_DATA SECTION_
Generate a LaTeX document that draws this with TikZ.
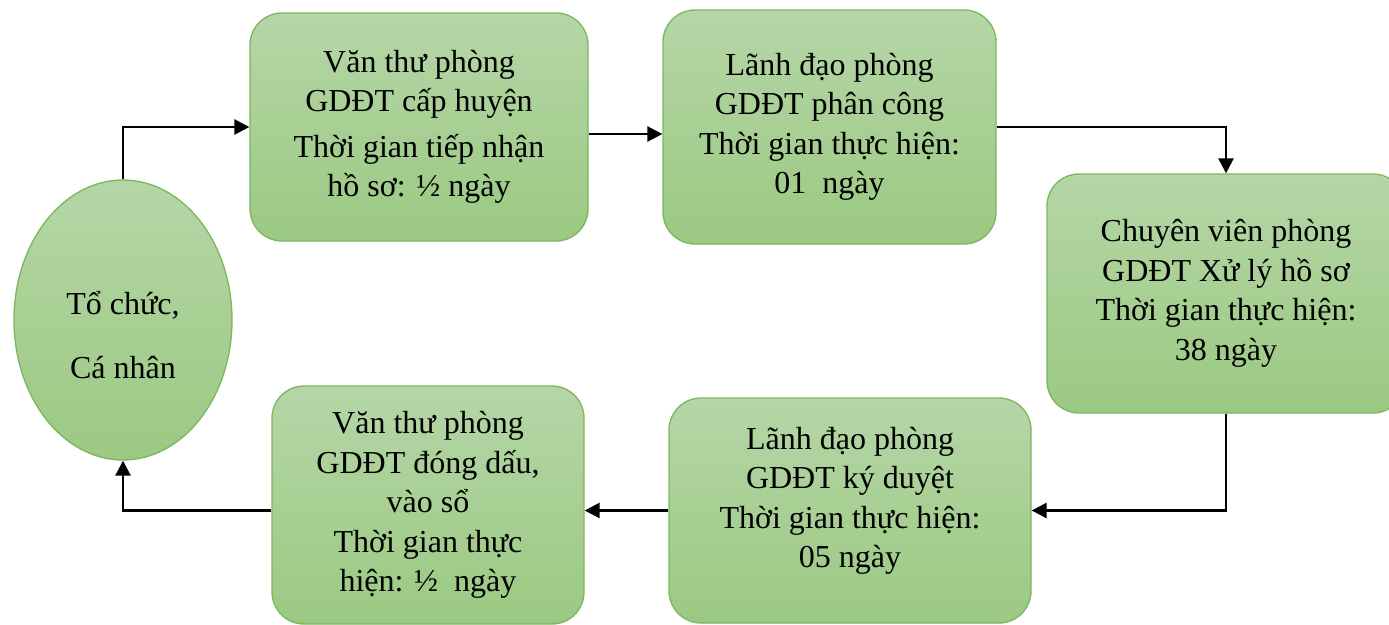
\documentclass[tikz,border=0pt]{standalone}
\usepackage{fontspec}
\setmainfont{Liberation Serif}
\usetikzlibrary{arrows.meta,shapes.geometric}
\definecolor{gtop}{HTML}{B5D6A7}
\definecolor{gbot}{HTML}{9BC982}
\definecolor{gline}{HTML}{7CB65D}
\begin{document}
\begin{tikzpicture}[x=1pt,y=-1pt,
  shapestyle/.style={draw=gline, line width=1.3pt, top color=gtop, bottom color=gbot,
    align=center, font=\fontsize{32}{39.5}\selectfont, inner sep=0pt},
  box/.style={shapestyle, rectangle, rounded corners=32pt},
  conn/.style={line width=2.6pt, -{Triangle[length=15pt,width=15pt]}}]
\useasboundingbox (0,0) rectangle (1389,624);
\clip (0,0) rectangle (1389,624);
\node[shapestyle, ellipse, minimum width=218pt, minimum height=280pt] (ell) at (123,320)
  {\mbox{}\\[14pt]Tổ chức,\\[24pt]Cá nhân};
\node[box, minimum width=338pt, minimum height=228pt] (b1) at (419,127)
  {Văn thư phòng\\GDĐT cấp huyện\\[6pt]Thời gian tiếp nhận\\hồ sơ: ½ ngày};
\node[box, minimum width=333pt, minimum height=234pt] (b2) at (829.5,127)
  {Lãnh đạo phòng\\GDĐT phân công\\Thời gian thực hiện:\\01\ \ ngày};
\node[box, minimum width=358pt, minimum height=239pt] (b3) at (1226,293.5)
  {Chuyên viên phòng\\GDĐT Xử lý hồ sơ\\Thời gian thực hiện:\\38 ngày};
\node[box, minimum width=362pt, minimum height=225pt] (b4) at (850,510.5)
  {Lãnh đạo phòng\\GDĐT ký duyệt\\Thời gian thực hiện:\\05 ngày\\[-13pt]\mbox{}};
\node[box, minimum width=312pt, minimum height=238pt] (b5) at (428,505)
  {Văn thư phòng\\GDĐT đóng dấu,\\vào sổ\\Thời gian thực\\hiện: ½\ \ ngày};
\draw[conn] (ell.north) |- (b1.west);
\draw[conn] ([yshift=-7pt]b1.east) -- ([yshift=-7pt]b2.west);
\draw[conn] (b2.east) -| (b3.north);
\draw[conn] (b3.south) |- (b4.east);
\draw[conn] (b4.west) -- (b4.west -| b5.east);
\draw[conn] (b4.west -| b5.west) -| (ell.south);
\end{tikzpicture}
\end{document}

_PROBLEM TO SOLVE_
The data should be printed again unchanged; leave its pictures out.

_SOLUTION TO THIS EXERCISE_
Generate a LaTeX document that draws this with TikZ.
\documentclass[tikz,border=0pt]{standalone}
\usepackage{fontspec}
\setmainfont{Liberation Serif}
\usetikzlibrary{arrows.meta,shapes.geometric}
\definecolor{gtop}{HTML}{B5D6A7}
\definecolor{gbot}{HTML}{9BC982}
\definecolor{gline}{HTML}{7CB65D}
\begin{document}
\begin{tikzpicture}[x=1pt,y=-1pt,
  shapestyle/.style={draw=gline, line width=1.3pt, top color=gtop, bottom color=gbot,
    align=center, font=\fontsize{32}{39.5}\selectfont, inner sep=0pt},
  box/.style={shapestyle, rectangle, rounded corners=32pt},
  conn/.style={line width=2.6pt, -{Triangle[length=15pt,width=15pt]}}]
\useasboundingbox (0,0) rectangle (1389,624);
\clip (0,0) rectangle (1389,624);
\node[shapestyle, ellipse, minimum width=218pt, minimum height=280pt] (ell) at (123,320)
  {\mbox{}\\[14pt]Tổ chức,\\[24pt]Cá nhân};
\node[box, minimum width=338pt, minimum height=228pt] (b1) at (419,127)
  {Văn thư phòng\\GDĐT cấp huyện\\[6pt]Thời gian tiếp nhận\\hồ sơ: ½ ngày};
\node[box, minimum width=333pt, minimum height=234pt] (b2) at (829.5,127)
  {Lãnh đạo phòng\\GDĐT phân công\\Thời gian thực hiện:\\01\ \ ngày};
\node[box, minimum width=358pt, minimum height=239pt] (b3) at (1226,293.5)
  {Chuyên viên phòng\\GDĐT Xử lý hồ sơ\\Thời gian thực hiện:\\38 ngày};
\node[box, minimum width=362pt, minimum height=225pt] (b4) at (850,510.5)
  {Lãnh đạo phòng\\GDĐT ký duyệt\\Thời gian thực hiện:\\05 ngày\\[-13pt]\mbox{}};
\node[box, minimum width=312pt, minimum height=238pt] (b5) at (428,505)
  {Văn thư phòng\\GDĐT đóng dấu,\\vào sổ\\Thời gian thực\\hiện: ½\ \ ngày};
\draw[conn] (ell.north) |- (b1.west);
\draw[conn] ([yshift=-7pt]b1.east) -- ([yshift=-7pt]b2.west);
\draw[conn] (b2.east) -| (b3.north);
\draw[conn] (b3.south) |- (b4.east);
\draw[conn] (b4.west) -- (b4.west -| b5.east);
\draw[conn] (b4.west -| b5.west) -| (ell.south);
\end{tikzpicture}
\end{document}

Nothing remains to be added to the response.